During the seminar, the Government Investment Center (PIP) of Indonesia shared various experiences in promoting financial inclusion in the non-bankable community, especially for women. Starting in 2007, the Government has been having financing program for MSMEs called People’s Business Credit or KUR, which is channeled mainly by banks. Based on data from the Credit Program Information System (SIKP) in 2016, the average loan size for Micro KUR is around Rp. 14 million, while many Ultra Micro businesses require less than Rp. 10 million in financing.

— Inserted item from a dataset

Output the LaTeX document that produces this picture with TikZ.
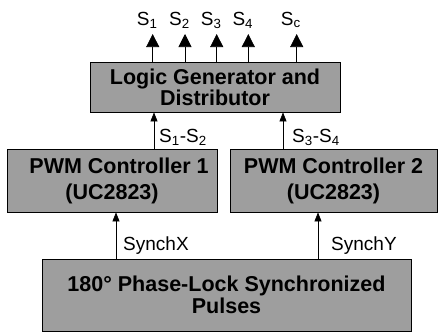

Furthermore, the Ministry of Finance launched the UMi Program in 2017, which is managed by a Public Service Agency called the Government Investment Center. The program is designed to provide micro-loans that can be easily and quickly accessed through Non-Bank Financial Institutions. This program is expected to be a solution for micro-enterprises, including women, youth, and micro-start-ups, to obtain financial support so that they can be involved in economic activities of the society.
From 2017 to the end of 2021, the UMi Program has reached more than 5 million Ultra Micro businesses with a loan value of more than IDR 18 trillion or more than 1.2 billion USD. Through 55 non-bank partners, UMi has reached 508 out of 514 districts and cities throughout Indonesia. Data shows that 95% of UMi recipients are women, 91% take UMi micro loans under IDR 5 million rupiah, and 96% of the business sector is the small retail sector.
Another interesting fact from the 5-year data is that there is an increase in the number of younger debtors. The proportion of debtors under the age of 30 has increased from only 8% in 2017 to 18% in 2021. For 2022, PIP is targeted to add 2 million new debtors, which is expected to increase financial inclusion in the context of national economic recovery.